Senin, 18 Agustus 2014

What Does It All Mean? Fashion Photography in the Fine Art World - Thoughts on a Lecture by Vogue's Ivan Shaw

The Divers by George Hoyningen-Huene

Last Friday my friend A. invited me to attend a lecture given by Ivan Shaw. The lecture took place at the beautiful Detroit Institute of Arts and discussed photography's place in the fine arts world. In the short hour he gave an overview of how fashion photography has fit into the art world from the 1920's to the present. He rounded out the academic portion of the discussion with anecdotes about some of the the better known fashion photographers lives. He also told a few personal stories of how he knew or interacted with some of the later era photographers. He has been in the business for several decades and had a very broad and vast knowledge about the history of it.

By the time the first ten minutes of the lecture was over I knew there were going to be some great things to think about and mull over so I had pulled out the tiny notebook I always carry with me and I took down some notes. Here are a few choice anecdotes for you:

  • Mr. Shaw mentioned that displacement was an overarching theme in a lot of Conde Nast fashion photographer's lives. Many of them fled their homes during conflict, and for a large portion of them were forced to move, leaving everything behind, during the World Wars. Many of you have seen Horst P. Horst's famous Mainbocher Corset Photograph. Mr. Shaw mentioned that this was Horst's very last photograph in Paris. He took this picture in September 1939 and as they were shooting this photograph the model (I can't remember the name of her though it was mentioned in the lecture) was crying because all things were ending. 
  • In the 1930's fashion photographers were spending a lot of time in Cafe Circles with other artists and literary figures. In this way there really was no disconnect between fashion photography and the fine arts world. Later, this changed significantly as fashion marketing and the meaning of fashion photography changed. I still am not sure what (if any) catalyst concretely caused this to happen. It seems like there was a surge of putting the fashion first in the photograph during the 1950's and sixties. 
  •  During the Q&A Mr. Shaw briefly touched on the relationship now between fine art photography and fashion photography right now. My biggest takeaway on what he said is that there are two different skill sets needed for each subject matter and the job descriptions.  The ideas may seem similar to the outside observer but are very different. He didn't detail the exact skills needed for each part but he did say that some people can easily transition between the two and some people can't. Also, he noted that fine art photographers transitioning towards fashion photography need to be cautious and retain their sense of identity that made them a great photographer in the first place. 
  • Another audience member asked him what he looked for when he was looking at the portfolio of beginner photographers with promise.
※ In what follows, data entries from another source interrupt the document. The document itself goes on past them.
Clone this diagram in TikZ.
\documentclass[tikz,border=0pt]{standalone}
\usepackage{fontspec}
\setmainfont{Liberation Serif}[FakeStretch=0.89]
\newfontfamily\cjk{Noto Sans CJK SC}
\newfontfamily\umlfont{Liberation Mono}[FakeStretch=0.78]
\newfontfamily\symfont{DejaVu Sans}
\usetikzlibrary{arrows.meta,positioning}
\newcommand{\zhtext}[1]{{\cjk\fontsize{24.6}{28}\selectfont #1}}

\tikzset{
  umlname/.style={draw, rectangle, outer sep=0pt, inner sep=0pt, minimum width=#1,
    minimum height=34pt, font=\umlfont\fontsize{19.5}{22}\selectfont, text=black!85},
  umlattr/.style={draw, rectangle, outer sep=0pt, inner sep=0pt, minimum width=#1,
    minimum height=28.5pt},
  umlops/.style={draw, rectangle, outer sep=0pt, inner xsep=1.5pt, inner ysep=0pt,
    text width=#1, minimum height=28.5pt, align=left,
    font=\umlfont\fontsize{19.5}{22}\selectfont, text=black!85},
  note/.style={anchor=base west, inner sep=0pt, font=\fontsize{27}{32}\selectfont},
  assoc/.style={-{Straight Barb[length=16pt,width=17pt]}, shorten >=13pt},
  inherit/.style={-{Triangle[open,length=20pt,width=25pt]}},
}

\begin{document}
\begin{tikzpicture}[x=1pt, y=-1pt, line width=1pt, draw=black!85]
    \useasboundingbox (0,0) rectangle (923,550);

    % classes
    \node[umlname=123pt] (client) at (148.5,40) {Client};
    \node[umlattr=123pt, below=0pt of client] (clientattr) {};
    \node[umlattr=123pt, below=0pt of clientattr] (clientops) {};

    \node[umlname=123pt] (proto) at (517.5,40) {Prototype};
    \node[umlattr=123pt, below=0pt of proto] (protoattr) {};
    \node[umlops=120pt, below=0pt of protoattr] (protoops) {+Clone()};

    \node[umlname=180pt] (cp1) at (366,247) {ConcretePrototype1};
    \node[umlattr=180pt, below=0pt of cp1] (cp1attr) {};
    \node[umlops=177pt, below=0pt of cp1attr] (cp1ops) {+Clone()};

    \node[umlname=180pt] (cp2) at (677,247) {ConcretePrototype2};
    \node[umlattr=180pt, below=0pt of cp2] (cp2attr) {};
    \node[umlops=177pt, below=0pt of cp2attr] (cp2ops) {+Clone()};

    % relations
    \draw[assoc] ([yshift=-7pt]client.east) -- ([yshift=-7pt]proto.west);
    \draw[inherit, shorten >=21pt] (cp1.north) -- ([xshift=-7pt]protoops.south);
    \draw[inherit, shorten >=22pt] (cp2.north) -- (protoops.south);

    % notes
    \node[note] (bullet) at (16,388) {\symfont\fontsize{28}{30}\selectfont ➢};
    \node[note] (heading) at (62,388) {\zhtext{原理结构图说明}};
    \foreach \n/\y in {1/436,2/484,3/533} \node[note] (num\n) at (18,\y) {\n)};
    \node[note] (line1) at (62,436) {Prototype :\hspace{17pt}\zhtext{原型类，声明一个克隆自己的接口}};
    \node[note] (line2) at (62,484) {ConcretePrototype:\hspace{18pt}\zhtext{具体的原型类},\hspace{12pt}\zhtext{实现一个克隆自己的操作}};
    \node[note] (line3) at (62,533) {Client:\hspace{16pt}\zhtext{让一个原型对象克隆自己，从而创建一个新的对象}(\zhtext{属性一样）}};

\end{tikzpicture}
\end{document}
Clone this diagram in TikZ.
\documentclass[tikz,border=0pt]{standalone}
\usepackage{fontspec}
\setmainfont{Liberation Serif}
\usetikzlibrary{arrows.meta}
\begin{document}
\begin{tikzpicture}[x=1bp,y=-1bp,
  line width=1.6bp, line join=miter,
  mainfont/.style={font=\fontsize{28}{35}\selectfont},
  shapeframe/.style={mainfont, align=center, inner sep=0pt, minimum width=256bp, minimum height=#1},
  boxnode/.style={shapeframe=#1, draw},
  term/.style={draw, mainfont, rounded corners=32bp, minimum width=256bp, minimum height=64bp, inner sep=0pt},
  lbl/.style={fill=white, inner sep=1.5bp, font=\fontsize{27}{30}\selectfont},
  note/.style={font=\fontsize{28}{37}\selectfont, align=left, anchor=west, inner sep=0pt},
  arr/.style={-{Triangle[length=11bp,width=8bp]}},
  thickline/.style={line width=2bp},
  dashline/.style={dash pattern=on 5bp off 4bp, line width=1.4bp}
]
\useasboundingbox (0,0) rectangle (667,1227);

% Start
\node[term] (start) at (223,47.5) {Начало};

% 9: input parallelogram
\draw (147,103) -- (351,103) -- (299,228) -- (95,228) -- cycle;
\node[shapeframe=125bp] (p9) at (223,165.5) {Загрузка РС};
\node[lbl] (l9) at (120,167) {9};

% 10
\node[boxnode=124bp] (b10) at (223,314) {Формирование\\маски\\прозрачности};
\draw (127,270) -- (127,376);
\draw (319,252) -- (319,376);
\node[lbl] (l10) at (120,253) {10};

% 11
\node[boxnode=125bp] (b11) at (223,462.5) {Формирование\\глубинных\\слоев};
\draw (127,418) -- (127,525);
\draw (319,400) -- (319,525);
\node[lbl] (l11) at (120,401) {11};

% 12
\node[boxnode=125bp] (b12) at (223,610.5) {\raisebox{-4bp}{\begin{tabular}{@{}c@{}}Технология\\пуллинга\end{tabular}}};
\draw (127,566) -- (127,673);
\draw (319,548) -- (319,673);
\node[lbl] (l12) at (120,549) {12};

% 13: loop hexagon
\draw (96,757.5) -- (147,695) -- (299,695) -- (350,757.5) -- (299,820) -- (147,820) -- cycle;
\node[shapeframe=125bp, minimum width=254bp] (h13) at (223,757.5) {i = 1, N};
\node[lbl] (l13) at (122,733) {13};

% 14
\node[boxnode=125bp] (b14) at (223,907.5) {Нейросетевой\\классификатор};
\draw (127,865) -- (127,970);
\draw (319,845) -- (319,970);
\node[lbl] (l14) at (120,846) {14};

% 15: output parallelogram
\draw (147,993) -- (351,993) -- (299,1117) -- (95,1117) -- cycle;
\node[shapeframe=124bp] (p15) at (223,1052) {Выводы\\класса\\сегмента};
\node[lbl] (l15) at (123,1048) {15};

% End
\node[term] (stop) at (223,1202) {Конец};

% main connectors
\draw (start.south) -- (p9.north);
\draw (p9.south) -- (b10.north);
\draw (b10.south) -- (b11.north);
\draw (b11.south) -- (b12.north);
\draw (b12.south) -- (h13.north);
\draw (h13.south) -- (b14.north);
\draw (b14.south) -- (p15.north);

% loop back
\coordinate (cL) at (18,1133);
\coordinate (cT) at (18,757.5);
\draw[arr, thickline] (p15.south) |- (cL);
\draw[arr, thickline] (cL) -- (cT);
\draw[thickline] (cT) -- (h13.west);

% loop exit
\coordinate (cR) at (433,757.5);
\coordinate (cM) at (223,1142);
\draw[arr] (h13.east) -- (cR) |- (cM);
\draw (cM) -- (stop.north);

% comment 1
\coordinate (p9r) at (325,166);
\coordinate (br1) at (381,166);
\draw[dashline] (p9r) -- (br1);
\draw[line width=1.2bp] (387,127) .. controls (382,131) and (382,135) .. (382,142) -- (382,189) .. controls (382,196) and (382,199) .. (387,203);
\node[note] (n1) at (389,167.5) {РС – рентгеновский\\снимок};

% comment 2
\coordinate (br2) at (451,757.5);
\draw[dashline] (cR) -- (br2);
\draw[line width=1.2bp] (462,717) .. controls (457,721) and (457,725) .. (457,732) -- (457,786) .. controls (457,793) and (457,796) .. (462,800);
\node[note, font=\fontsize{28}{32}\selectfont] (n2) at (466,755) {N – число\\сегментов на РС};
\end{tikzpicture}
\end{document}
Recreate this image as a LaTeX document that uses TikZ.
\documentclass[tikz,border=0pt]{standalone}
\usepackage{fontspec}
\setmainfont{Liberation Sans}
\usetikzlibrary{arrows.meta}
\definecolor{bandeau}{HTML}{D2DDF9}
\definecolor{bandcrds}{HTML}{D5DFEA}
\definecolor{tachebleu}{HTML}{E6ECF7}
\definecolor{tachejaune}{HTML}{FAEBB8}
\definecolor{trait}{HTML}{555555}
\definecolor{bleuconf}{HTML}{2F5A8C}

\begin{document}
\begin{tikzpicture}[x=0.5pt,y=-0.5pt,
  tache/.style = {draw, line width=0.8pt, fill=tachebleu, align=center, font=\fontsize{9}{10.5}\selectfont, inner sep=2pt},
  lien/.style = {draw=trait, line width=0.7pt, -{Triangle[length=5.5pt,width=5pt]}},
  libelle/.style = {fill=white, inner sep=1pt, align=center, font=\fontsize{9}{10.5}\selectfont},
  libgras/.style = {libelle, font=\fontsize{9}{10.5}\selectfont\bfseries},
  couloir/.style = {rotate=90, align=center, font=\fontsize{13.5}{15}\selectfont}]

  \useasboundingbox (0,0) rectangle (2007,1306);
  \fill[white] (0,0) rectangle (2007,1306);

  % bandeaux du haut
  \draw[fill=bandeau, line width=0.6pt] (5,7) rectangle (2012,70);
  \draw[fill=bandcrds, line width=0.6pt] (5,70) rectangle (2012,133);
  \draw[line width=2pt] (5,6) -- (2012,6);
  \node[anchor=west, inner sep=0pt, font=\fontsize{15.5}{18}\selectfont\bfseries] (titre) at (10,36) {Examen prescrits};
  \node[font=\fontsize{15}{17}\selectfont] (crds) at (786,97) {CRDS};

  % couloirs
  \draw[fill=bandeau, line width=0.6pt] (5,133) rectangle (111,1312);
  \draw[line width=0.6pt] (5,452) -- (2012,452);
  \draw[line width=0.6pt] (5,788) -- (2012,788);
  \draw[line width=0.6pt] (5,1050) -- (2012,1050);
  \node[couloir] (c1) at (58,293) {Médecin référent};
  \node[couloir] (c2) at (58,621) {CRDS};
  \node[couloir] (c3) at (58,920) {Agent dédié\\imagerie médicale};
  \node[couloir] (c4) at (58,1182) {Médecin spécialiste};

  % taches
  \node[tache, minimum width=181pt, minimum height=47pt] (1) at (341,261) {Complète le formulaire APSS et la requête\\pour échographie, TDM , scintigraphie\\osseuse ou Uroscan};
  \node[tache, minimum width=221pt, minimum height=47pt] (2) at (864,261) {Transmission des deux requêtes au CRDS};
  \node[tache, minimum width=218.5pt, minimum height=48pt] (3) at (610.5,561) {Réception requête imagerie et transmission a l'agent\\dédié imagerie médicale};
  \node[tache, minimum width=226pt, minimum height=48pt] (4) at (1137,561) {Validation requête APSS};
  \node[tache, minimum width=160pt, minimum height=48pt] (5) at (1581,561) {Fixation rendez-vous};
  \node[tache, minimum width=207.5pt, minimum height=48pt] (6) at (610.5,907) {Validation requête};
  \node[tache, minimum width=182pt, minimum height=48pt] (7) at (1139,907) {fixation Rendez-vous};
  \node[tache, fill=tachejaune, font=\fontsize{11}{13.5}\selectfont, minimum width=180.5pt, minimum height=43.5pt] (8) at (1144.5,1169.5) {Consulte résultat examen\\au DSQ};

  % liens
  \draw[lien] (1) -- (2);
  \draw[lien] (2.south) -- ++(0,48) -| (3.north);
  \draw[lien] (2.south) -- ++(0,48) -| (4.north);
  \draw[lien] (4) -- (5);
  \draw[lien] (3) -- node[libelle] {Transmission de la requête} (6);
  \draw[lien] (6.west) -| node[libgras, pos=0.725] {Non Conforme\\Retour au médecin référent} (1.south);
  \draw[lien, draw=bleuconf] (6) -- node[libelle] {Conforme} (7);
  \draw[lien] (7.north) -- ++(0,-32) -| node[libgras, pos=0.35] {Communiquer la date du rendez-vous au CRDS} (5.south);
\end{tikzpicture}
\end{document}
Surprisingly, Mr. Shaw said that many times the work of the best photographers is rough. He said that often times those photographers have something they really want to capture, an idea or a way things should look, but they don't quite know how to get there yet. Instead of being nervous about it and mimicking someone else's style they keep going for what they know will eventually look right to them. At some point the skills catch up with the vision.

Until recently, I've never thought critically or objectively about my own photographs. While I've always tried to improve my skills and get what I see in my head into the picture,  I've never considered myself a photographer. Taking a picture was never the point of my camera. I ran around with a camera all through middle and high school (In fact I just recently found seven unexposed rolls of film in my parents basement - I am so curious about what is on them and will have to get them developed soon!) but it wasn't about me being a photographer. It still isn't. Its just about me being present in a really amazing place and it's always about the moment that is happening then and there.

It might seem silly to never reference myself as a photographer because my blog is so picture heavy but taking photos is more about what's in the actual picture than the fact that I'm taking a picture. All of my favorite photographs up here have been me trying to capture specific moments more than the straight up HD fashion-centric photographs. For example, the photographs from Toronto or the ones in the vintage dress I took all by myself in my empty Denver apartment just an hour before leaving to move far away stand out as some of my favorite pictures. These pictures, more than ones where my hair is curled and my makeup is done perfectly, and I managed to get great lighting, tell the truth. They explain to you, (and sometimes me, after giving them a second or third look) what is really going on.

Circling back to my notes, Horst P. Horst's Mainbacher corset photograph is dreamy - the woman, the pose, the draping of the laces, the line and shape that points back to classical art. We see a woman gracefully covering her face. The image easily features the piece of clothing they were trying to capture, but beyond that it's kind of a desolate image, all curves and lines and greyscale. When you are told the story of the model, who was his friend, crying and them packing up and leaving their vibrant Parisian life because of the war the things you knew about the photograph click. Here is Horst being honest with the moment. And here is a piece of clothing, half undone, in the middle of an unraveling life.

And, thankfully, I have come to a conclusion, after all that thinking and talking about this weekend and trying to answer my lingering question from the lecture. The connection and link between the very best art photography and the very best fashion photography and the very best blog photography is that the image is truthful in some way. It's a simple concept but its not something everyone can just do.  Beneath whatever magic and makeup and lighting we've used to make that photograph happen, the images that endure are honest photographs that seek to explain the truth about something.